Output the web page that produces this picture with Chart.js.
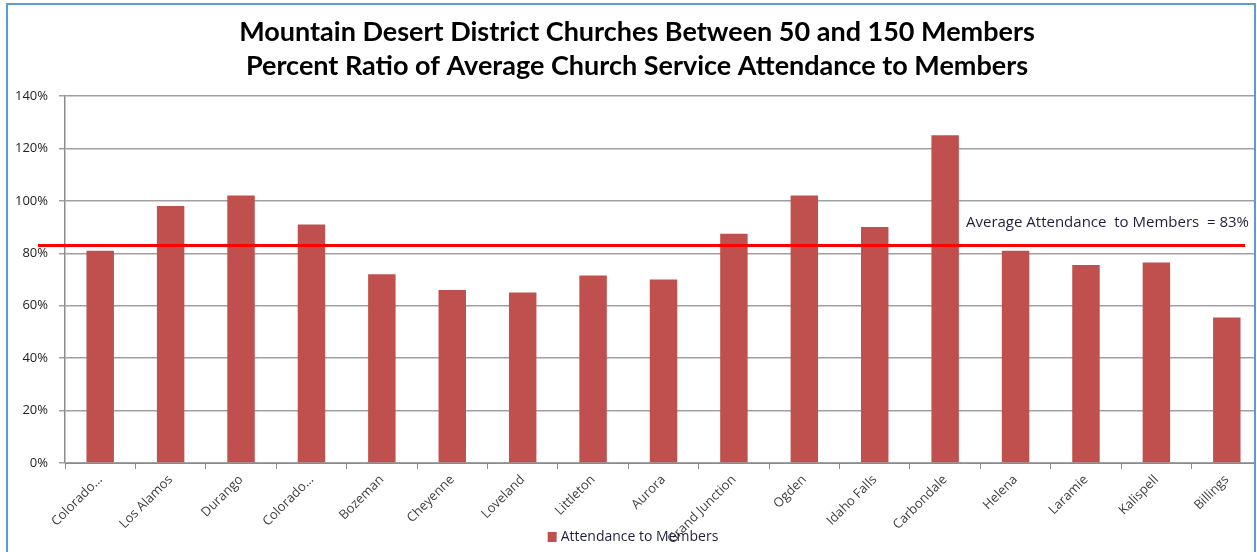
<!DOCTYPE html>
<html>
<head>
<meta charset="utf-8">
<script src="https://cdn.jsdelivr.net/npm/chart.js@4/dist/chart.umd.min.js"></script>
<style>
    html, body { margin: 0; padding: 0; background: #fff; overflow: hidden; }
    #frame {
        position: absolute; left: 6px; top: 3px; width: 1246px; height: 560px;
        border: 2px solid #5b9bd5; border-bottom: none; overflow: hidden; background: #fff;
    }
    #attendChart { position: absolute; left: -8px; top: -5px; }
</style>
</head>
<body>
<div id="frame"><canvas id="attendChart" width="1262" height="552"></canvas></div>
<script>
const churches = [
    'Colorado…', 'Los Alamos', 'Durango', 'Colorado…', 'Bozeman', 'Cheyenne',
    'Loveland', 'Littleton', 'Aurora', 'Grand Junction', 'Ogden', 'Idaho Falls',
    'Carbondale', 'Helena', 'Laramie', 'Kalispell', 'Billings'
];
// attendance as percent of members
const attendancePct = [81, 98, 102, 91, 72, 66, 65, 71.5, 70, 87.5, 102, 90, 125, 81, 75.5, 76.5, 55.5];
const averagePct = 83;
const yTicks = [0, 20, 40, 60, 80, 100, 120, 140];

const TITLE_FONT = 'Lato, "Open Sans", sans-serif';
const FONT = '"Open Sans", Lato, sans-serif';

// red reference line for the district average, with its caption
const averageLine = {
    id: 'averageLine',
    afterDatasetsDraw(chart) {
        const { ctx, chartArea, scales } = chart;
        const y = scales.y.getPixelForValue(averagePct);
        ctx.save();
        ctx.strokeStyle = '#ff0000';
        ctx.lineWidth = 3;
        ctx.beginPath();
        ctx.moveTo(chartArea.left - 27, y);
        ctx.lineTo(chartArea.right - 17, y);
        ctx.stroke();
        ctx.fillStyle = '#1f1f3a';
        ctx.font = '15px ' + FONT;
        ctx.textAlign = 'right';
        ctx.textBaseline = 'middle';
        ctx.fillText(`Average Attendance  to Members  = ${averagePct}%`, chartArea.right - 13, y - 23);
        ctx.restore();
    }
};

// legend drawn on top of the category labels
const bottomLegend = {
    id: 'bottomLegend',
    afterDraw(chart) {
        const { ctx } = chart;
        const ds = chart.data.datasets[0];
        ctx.save();
        ctx.font = '14px ' + FONT;
        const textW = ctx.measureText(ds.label).width;
        const box = 10, gap = 3;
        const x0 = chart.width / 2 + 2 - (box + gap + textW) / 2;
        const yc = chart.height - 15;
        ctx.fillStyle = ds.backgroundColor;
        ctx.fillRect(x0, yc - box / 2, box - 1, box);
        ctx.fillStyle = '#1f1f3a';
        ctx.textBaseline = 'middle';
        ctx.fillText(ds.label, x0 + box + gap, yc);
        ctx.restore();
    }
};

new Chart(document.getElementById('attendChart'), {
    type: 'bar',
    data: {
        labels: churches,
        datasets: [{
            label: 'Attendance to Members',
            data: attendancePct,
            backgroundColor: '#c0504d',
            borderWidth: 0,
            categoryPercentage: 1,
            barPercentage: 0.39
        }]
    },
    options: {
        responsive: false,
        animation: false,
        layout: { padding: { left: 12, right: 0, top: 0, bottom: 0 } },
        plugins: {
            title: {
                display: true,
                text: [
                    'Mountain Desert District Churches Between 50 and 150 Members',
                    'Percent Ratio of Average Church Service Attendance to Members'
                ],
                color: '#000',
                font: { family: TITLE_FONT, size: 27, weight: 'bold', lineHeight: '34px' },
                padding: { top: 15, bottom: 13 }
            },
            legend: { display: false },
            tooltip: { enabled: false }
        },
        scales: {
            x: {
                afterFit(scale) { scale.height = 89; },
                grid: { drawOnChartArea: false, drawTicks: true, tickLength: 6, color: '#8c8c8c' },
                border: { display: true, color: '#8c8c8c', width: 1 },
                ticks: {
                    minRotation: 45, maxRotation: 45, autoSkip: false, padding: 3,
                    color: '#404040', font: { family: FONT, size: 13 }
                }
            },
            y: {
                min: 0, max: 140,
                afterFit(scale) { scale.width = 53; },
                afterBuildTicks(scale) { scale.ticks = yTicks.map(v => ({ value: v })); },
                grid: { color: '#a0a0a0', lineWidth: 1.5, drawTicks: true, tickLength: 6 },
                border: { display: true, color: '#8c8c8c', width: 1.5 },
                ticks: {
                    padding: 11, color: '#222',
                    font: { family: FONT, size: 13 },
                    callback: v => v + '%'
                }
            }
        }
    },
    plugins: [averageLine, bottomLegend]
});
</script>
</body>
</html>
--*--
● What is needed: Give the data again exactly as written, with all pictures left out.

● Exercise result:
Output the web page that produces this picture with Chart.js.
<!DOCTYPE html>
<html>
<head>
<meta charset="utf-8">
<script src="https://cdn.jsdelivr.net/npm/chart.js@4/dist/chart.umd.min.js"></script>
<style>
    html, body { margin: 0; padding: 0; background: #fff; overflow: hidden; }
    #frame {
        position: absolute; left: 6px; top: 3px; width: 1246px; height: 560px;
        border: 2px solid #5b9bd5; border-bottom: none; overflow: hidden; background: #fff;
    }
    #attendChart { position: absolute; left: -8px; top: -5px; }
</style>
</head>
<body>
<div id="frame"><canvas id="attendChart" width="1262" height="552"></canvas></div>
<script>
const churches = [
    'Colorado…', 'Los Alamos', 'Durango', 'Colorado…', 'Bozeman', 'Cheyenne',
    'Loveland', 'Littleton', 'Aurora', 'Grand Junction', 'Ogden', 'Idaho Falls',
    'Carbondale', 'Helena', 'Laramie', 'Kalispell', 'Billings'
];
// attendance as percent of members
const attendancePct = [81, 98, 102, 91, 72, 66, 65, 71.5, 70, 87.5, 102, 90, 125, 81, 75.5, 76.5, 55.5];
const averagePct = 83;
const yTicks = [0, 20, 40, 60, 80, 100, 120, 140];

const TITLE_FONT = 'Lato, "Open Sans", sans-serif';
const FONT = '"Open Sans", Lato, sans-serif';

// red reference line for the district average, with its caption
const averageLine = {
    id: 'averageLine',
    afterDatasetsDraw(chart) {
        const { ctx, chartArea, scales } = chart;
        const y = scales.y.getPixelForValue(averagePct);
        ctx.save();
        ctx.strokeStyle = '#ff0000';
        ctx.lineWidth = 3;
        ctx.beginPath();
        ctx.moveTo(chartArea.left - 27, y);
        ctx.lineTo(chartArea.right - 17, y);
        ctx.stroke();
        ctx.fillStyle = '#1f1f3a';
        ctx.font = '15px ' + FONT;
        ctx.textAlign = 'right';
        ctx.textBaseline = 'middle';
        ctx.fillText(`Average Attendance  to Members  = ${averagePct}%`, chartArea.right - 13, y - 23);
        ctx.restore();
    }
};

// legend drawn on top of the category labels
const bottomLegend = {
    id: 'bottomLegend',
    afterDraw(chart) {
        const { ctx } = chart;
        const ds = chart.data.datasets[0];
        ctx.save();
        ctx.font = '14px ' + FONT;
        const textW = ctx.measureText(ds.label).width;
        const box = 10, gap = 3;
        const x0 = chart.width / 2 + 2 - (box + gap + textW) / 2;
        const yc = chart.height - 15;
        ctx.fillStyle = ds.backgroundColor;
        ctx.fillRect(x0, yc - box / 2, box - 1, box);
        ctx.fillStyle = '#1f1f3a';
        ctx.textBaseline = 'middle';
        ctx.fillText(ds.label, x0 + box + gap, yc);
        ctx.restore();
    }
};

new Chart(document.getElementById('attendChart'), {
    type: 'bar',
    data: {
        labels: churches,
        datasets: [{
            label: 'Attendance to Members',
            data: attendancePct,
            backgroundColor: '#c0504d',
            borderWidth: 0,
            categoryPercentage: 1,
            barPercentage: 0.39
        }]
    },
    options: {
        responsive: false,
        animation: false,
        layout: { padding: { left: 12, right: 0, top: 0, bottom: 0 } },
        plugins: {
            title: {
                display: true,
                text: [
                    'Mountain Desert District Churches Between 50 and 150 Members',
                    'Percent Ratio of Average Church Service Attendance to Members'
                ],
                color: '#000',
                font: { family: TITLE_FONT, size: 27, weight: 'bold', lineHeight: '34px' },
                padding: { top: 15, bottom: 13 }
            },
            legend: { display: false },
            tooltip: { enabled: false }
        },
        scales: {
            x: {
                afterFit(scale) { scale.height = 89; },
                grid: { drawOnChartArea: false, drawTicks: true, tickLength: 6, color: '#8c8c8c' },
                border: { display: true, color: '#8c8c8c', width: 1 },
                ticks: {
                    minRotation: 45, maxRotation: 45, autoSkip: false, padding: 3,
                    color: '#404040', font: { family: FONT, size: 13 }
                }
            },
            y: {
                min: 0, max: 140,
                afterFit(scale) { scale.width = 53; },
                afterBuildTicks(scale) { scale.ticks = yTicks.map(v => ({ value: v })); },
                grid: { color: '#a0a0a0', lineWidth: 1.5, drawTicks: true, tickLength: 6 },
                border: { display: true, color: '#8c8c8c', width: 1.5 },
                ticks: {
                    padding: 11, color: '#222',
                    font: { family: FONT, size: 13 },
                    callback: v => v + '%'
                }
            }
        }
    },
    plugins: [averageLine, bottomLegend]
});
</script>
</body>
</html>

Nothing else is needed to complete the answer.